The market stress is widespread, said Jesse Broehl, a US-based adviser at Make Consulting, speaking of the EDPR news. "I would not be surprised if other developers have not let go of 10% of their workforce," Broehl added. One long-time wind insider who preferred to remain anonymous said: "Development activities have slowed across the board. Certain developers are selling assets, some have had layoffs, (and sales of) data loggers and towers and prospecting activities have slowed to a crawl."
The US market faces lagging wind-power demand because of the slow economy and low natural-gas prices. It also faces uncertainty due to the lack of a national carbon policy and because of the looming end of eligibility - in December 2012 - for the vital production tax credit (PTC).
PPAs have become harder to secure and less favourable, while construction of merchant plants - those without secured PPAs - are hard to finance in the post-recession gloom. Early-stage wind development is more employee intensive than later-stage. So despite the boom in projects coming online in the next 14 months, in time to qualify for the PTC, there is less need for employees.
EDPR could be more exposed. The US's third-largest managing-owner of wind, it has more merchant plants than some, said Matt DaPrato, wind analyst at US-based IHS Emerging Energy Research.
Spot market prices can be more favourable in a robust economy. The Houston-based company, owned by Portugal's EDP Renovaveis, has been converting some of these "naked" wind farms by securing PPAs. "They probably had to take a hit on those," DaPrato added.
According to a Make Consulting report, EDPR's project exposure to spot prices in 2010 "went up from 10% to 16% (globally) because of lower demand for PPAs in the US.
From September 2010 to December 2010, EDPR (globally) rebalanced its portfolio from 2,003MW with secured PPAs to 2,459MW with secured PPAs. This brought 'spot exposure' down from 1,119MW to 764MW".
Make's May 2011 report also noted EDPR's revision of its 2011-12 growth forecast earlier in 2011. "It now plans on installing 2.4GW globally, down from 2.9GW, mostly through a downward revision in the US market," Make continued. "Favourable late-stage projects and adequate transmission (in the US) exist, but to move forward on construction would expose the Horizon fleet to too high a percentage of merchant projects, close to 30%, up from 19% in 2009."
IHS's DaPrato also pointed to changes that EDPR's ultimate parent is facing at home. In late September, Portugal's debt-ridden government gave the go-ahead to sell its stake in EDP, the country's largest company.

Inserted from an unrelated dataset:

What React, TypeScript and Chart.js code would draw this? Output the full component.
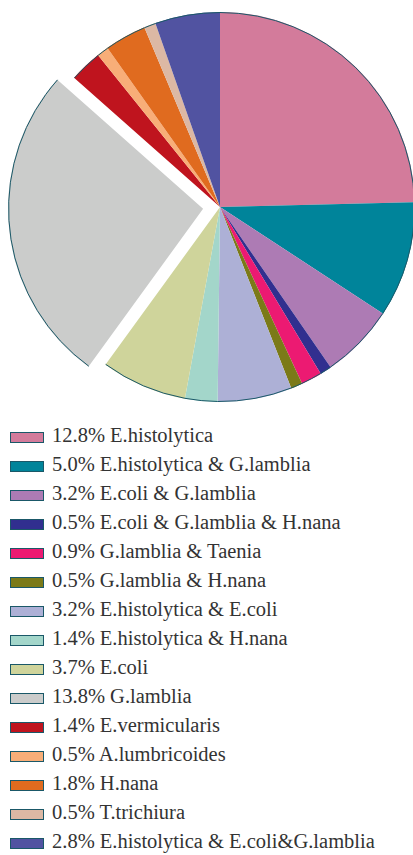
import React, { useEffect, useRef } from "react";
import { Chart, registerables } from "chart.js";

Chart.register(...registerables);

const labels = [
  "12.8% E.histolytica",
  "5.0% E.histolytica & G.lamblia",
  "3.2% E.coli & G.lamblia",
  "0.5% E.coli & G.lamblia & H.nana",
  "0.9% G.lamblia & Taenia",
  "0.5% G.lamblia & H.nana",
  "3.2% E.histolytica & E.coli",
  "1.4% E.histolytica & H.nana",
  "3.7% E.coli",
  "13.8% G.lamblia",
  "1.4% E.vermicularis",
  "0.5% A.lumbricoides",
  "1.8% H.nana",
  "0.5% T.trichiura",
  "2.8% E.histolytica & E.coli&G.lamblia",
];
const values = [12.8, 5.0, 3.2, 0.5, 0.9, 0.5, 3.2, 1.4, 3.7, 13.8, 1.4, 0.5, 1.8, 0.5, 2.8];
const colors = [
  "#d37b9b", "#00849a", "#ad7bb4", "#312f8f", "#ec1a72", "#7b7a18", "#adb0d6",
  "#a3d6ca", "#cfd49b", "#cbcccb", "#bf141e", "#f8ae78", "#e06b1f", "#dcb8a4", "#5153a1",
];
const offsets = [0, 0, 0, 0, 0, 0, 0, 0, 0, 68, 0, 0, 0, 0, 0];
const EDGE = "#1a5868";

const outerEdge = {
  id: "outerEdge",
  afterDatasetsDraw(chart: any) {
    const ctx = chart.ctx;
    const meta = chart.getDatasetMeta(0);
    meta.data.forEach((arc: any, i: number) => {
      const { x, y, startAngle, endAngle, outerRadius } = arc.getProps(
        ["x", "y", "startAngle", "endAngle", "outerRadius"], true
      );
      const off = (offsets[i] || 0) / 4;
      const mid = (startAngle + endAngle) / 2;
      ctx.save();
      ctx.translate(Math.cos(mid) * off, Math.sin(mid) * off);
      ctx.beginPath();
      ctx.arc(x, y, outerRadius - 0.5, startAngle, endAngle);
      ctx.strokeStyle = EDGE;
      ctx.lineWidth = 1;
      ctx.stroke();
      ctx.restore();
    });
  },
};

export default function App() {
  const ref = useRef<HTMLCanvasElement | null>(null);
  useEffect(() => {
    if (!ref.current) return;
    const chart = new Chart(ref.current, {
      type: "pie",
      data: {
        labels,
        datasets: [
          {
            data: values,
            backgroundColor: colors,
            borderWidth: 0,
            offset: offsets,
          },
        ],
      },
      options: {
        animation: false,
        responsive: false,
        radius: 195,
        layout: { padding: { left: 27, right: 0, top: 0, bottom: 0 } },
        plugins: { legend: { display: false }, tooltip: { enabled: false } },
      } as any,
      plugins: [outerEdge],
    });
    return () => chart.destroy();
  }, []);

  return (
    <div style={{ position: "absolute", left: 0, top: 0, width: 413, height: 855, background: "#fff" }}>
      <canvas ref={ref} width={413} height={414} style={{ position: "absolute", left: 0, top: 0 }} />
      {labels.map((l, i) => (
        <div
          key={i}
          style={{
            position: "absolute",
            left: 10,
            top: 437 - 14.5 + 29 * i,
            height: 29,
            display: "flex",
            alignItems: "center",
            whiteSpace: "nowrap",
            fontFamily: "'Liberation Serif', serif",
            fontSize: 20.5,
            color: "#333",
          }}
        >
          <span
            style={{
              display: "inline-block",
              width: 32,
              height: 9,
              background: colors[i],
              border: `1.5px solid ${EDGE}`,
              marginRight: 8,
              flex: "none",
            }}
          />
          <span style={{ position: "relative", top: -1.5 }}>{l}</span>
        </div>
      ))}
    </div>
  );
}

EDPR's US headquarters would not comment on the layoffs. But last month a spokesman told the Houston Chronicle that the "right-sizing" was due to weaker energy demand and the glut of natural gas in the US market, where development of shale gas is burgeoning. "It's a difficult time," Roberts told the newspaper. "But we feel optimistic... and we're in it for the long haul."
He said that in the US, EDPR was now emphasising operations and sales rather than new project development. EDPR owns more than 27 US wind farms totalling 3.5GW, a large proportion of the parent company's 8GW of wind globally.